O amor reciproco, e não me refiro a estados de fixação obsessiva, envolve um certo grau de tolerância a falhas mesclado a uma dose de zelo pela pessoa amada. Não encontrei isto na canção.

Mas algo me deixou intrigada: “Se ela chega e não me vê vai correndo atrás de mim”? Será que a moça foi quem o acostumou a esse padrão de espera? Ela não chegar na hora e depois vai correndo ao encontro do moço para se explicar? É assim que ele se sente importante e desejado? Parece que ele não precisa fazer muita coisa, exceto esperar triunfante pela volta de Narinha. Como será que o desdém e presunção se formaram?

Outra hipótese é que ele, na vida, foi acostumado a ter tudo pronto na hora, conforme seu gosto. Narinha de nada sabe, precisou se atrasar (uma única vez) e agora será surpreendida com a braveza e intolerância de seu suposto amado. Mas e se Narinha, depois de se atrasar vinte e cinco minutos, ficasse até preocupada por não ter conseguido encontrá-lo, e só bem depois se desse conta de que seu amigo ou namorado é um sujeito mimado, que só pensa em si?

Eles estavam em desencontro e as falas do rapaz me fizeram crer que não havia mais futuro para o relacionamento da dupla.
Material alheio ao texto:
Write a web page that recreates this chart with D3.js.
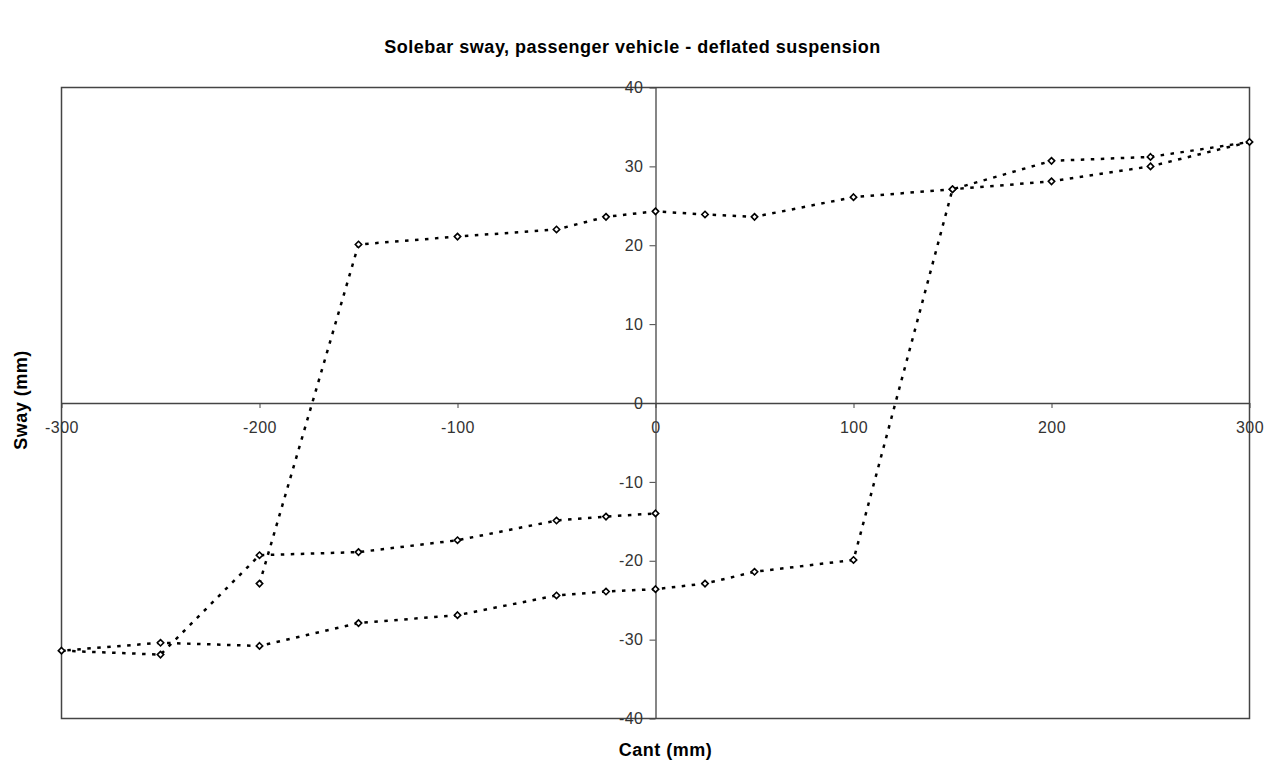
<!DOCTYPE html>
<html>
<head>
<meta charset="utf-8">
<script src="https://cdn.jsdelivr.net/npm/d3@7"></script>
<style>
  body { margin: 0; background: #fff; }
  text { font-family: "Liberation Sans", Arial, sans-serif; }
</style>
</head>
<body>
<div id="canvas"></div>
<script>
"use strict"

/* Data: one run around the loop, cant (mm) and sway (mm) in order */
let cant = [-200, -150, -100, -50, -25, 0, 25, 50, 100, 150, 200, 250, 300,
            250, 200, 150, 100, 50, 25, 0, -25, -50, -100, -150, -200,
            -250, -300, -250, -200, -150, -100, -50, -25, 0];
let sway = [-22.9, 20.1, 21.1, 22.0, 23.6, 24.3, 23.9, 23.6, 26.1, 27.1, 28.1, 30.0, 33.1,
            31.2, 30.7, 27.1, -19.9, -21.4, -22.9, -23.6, -23.9, -24.4, -26.9, -27.9, -30.8,
            -30.4, -31.4, -31.9, -19.3, -18.9, -17.4, -14.9, -14.4, -14.0];
let xTicks = [-300, -200, -100, 0, 100, 200, 300];
let yTicks = [-40, -30, -20, -10, 0, 10, 20, 30, 40];

let title = "Solebar sway, passenger vehicle - deflated suspension";
let xTitle = "Cant (mm)";
let yTitle = "Sway (mm)";

/* Drawing config */
let svgWidth = 1265;
let svgHeight = 762;
let plot = {left: 61.5, top: 87.5, right: 1249.5, bottom: 718.5};

let svg = d3.select("#canvas")
    .append("svg")
    .attr("width", svgWidth)
    .attr("height", svgHeight);

let xScale = d3.scaleLinear()
    .domain([-300, 300])
    .range([plot.left, plot.right]);

let yScale = d3.scaleLinear()
    .domain([-40, 40])
    .range([plot.bottom, plot.top]);

/* plot area border */
svg.append("rect")
    .attr("x", plot.left)
    .attr("y", plot.top)
    .attr("width", plot.right - plot.left)
    .attr("height", plot.bottom - plot.top)
    .attr("fill", "none")
    .attr("stroke", "#444")
    .attr("stroke-width", 1.5);

// plain hyphen for negatives, like the original
let plain = function(d) { return String(d); };

/* axes crossing at zero */
let xAxis = svg.append("g")
    .attr("transform", "translate(0," + yScale(0) + ")")
    .call(d3.axisBottom(xScale)
        .tickValues(xTicks)
        .tickSizeInner(5)
        .tickSizeOuter(0)
        .tickPadding(14)
        .tickFormat(plain));

let yAxis = svg.append("g")
    .attr("transform", "translate(" + xScale(0) + ",0)")
    .call(d3.axisLeft(yScale)
        .tickValues(yTicks)
        .tickSizeInner(6)
        .tickSizeOuter(0)
        .tickPadding(6)
        .tickFormat(plain));

[xAxis, yAxis].forEach(function(g) {
    g.select(".domain").attr("stroke", "#444").attr("stroke-width", 1.3);
    g.selectAll(".tick line").attr("stroke", "#444");
    g.selectAll(".tick text")
        .attr("fill", "#333")
        .style("font-size", "16px")
        .style("letter-spacing", "0.5px")
        .style("font-family", "'Liberation Sans', Arial, sans-serif");
});

/* data line */
let points = cant.map(function(c, i) { return {x: c, y: sway[i]}; });

let line = d3.line()
    .x(function(d) { return xScale(d.x); })
    .y(function(d) { return yScale(d.y); });

svg.append("path")
    .datum(points)
    .attr("d", line)
    .attr("fill", "none")
    .attr("stroke", "black")
    .attr("stroke-width", 2.5)
    .attr("stroke-dasharray", "3.5,6.5");

svg.selectAll(".marker")
    .data(points)
    .join("path")
    .attr("class", "marker")
    .attr("d", d3.symbol().type(d3.symbolDiamond2).size(26))
    .attr("transform", function(d) { return "translate(" + xScale(d.x) + "," + yScale(d.y) + ")"; })
    .attr("fill", "white")
    .attr("stroke", "black")
    .attr("stroke-width", 1.6);

/* titles */
svg.append("text")
    .attr("x", svgWidth / 2)
    .attr("y", 53)
    .attr("text-anchor", "middle")
    .style("font-size", "18px")
    .style("letter-spacing", "0.5px")
    .style("font-weight", "bold")
    .text(title);

svg.append("text")
    .attr("x", (plot.left + plot.right) / 2 + 10)
    .attr("y", 756)
    .attr("text-anchor", "middle")
    .style("font-size", "18px")
    .style("letter-spacing", "0.5px")
    .style("font-weight", "bold")
    .text(xTitle);

svg.append("text")
    .attr("transform", "rotate(-90)")
    .attr("x", -400)
    .attr("y", 27)
    .attr("text-anchor", "middle")
    .style("font-size", "18px")
    .style("letter-spacing", "0.5px")
    .style("font-weight", "bold")
    .text(yTitle);
</script>
</body>
</html>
O coqueiro possivelmente virou ponto de encontro para outros enamorados…

Nenhuma certeza me trouxe a canção, exceto a de que nela residiu um amor vaidoso e escasso. A título de esclarecimento, admiro muito Erasmo Carlos, como compositor e intérprete. Mas o rapaz desta letra e sua desaparecida amada (?) mereciam um olhar psicológico atrevido, quiçá insolente.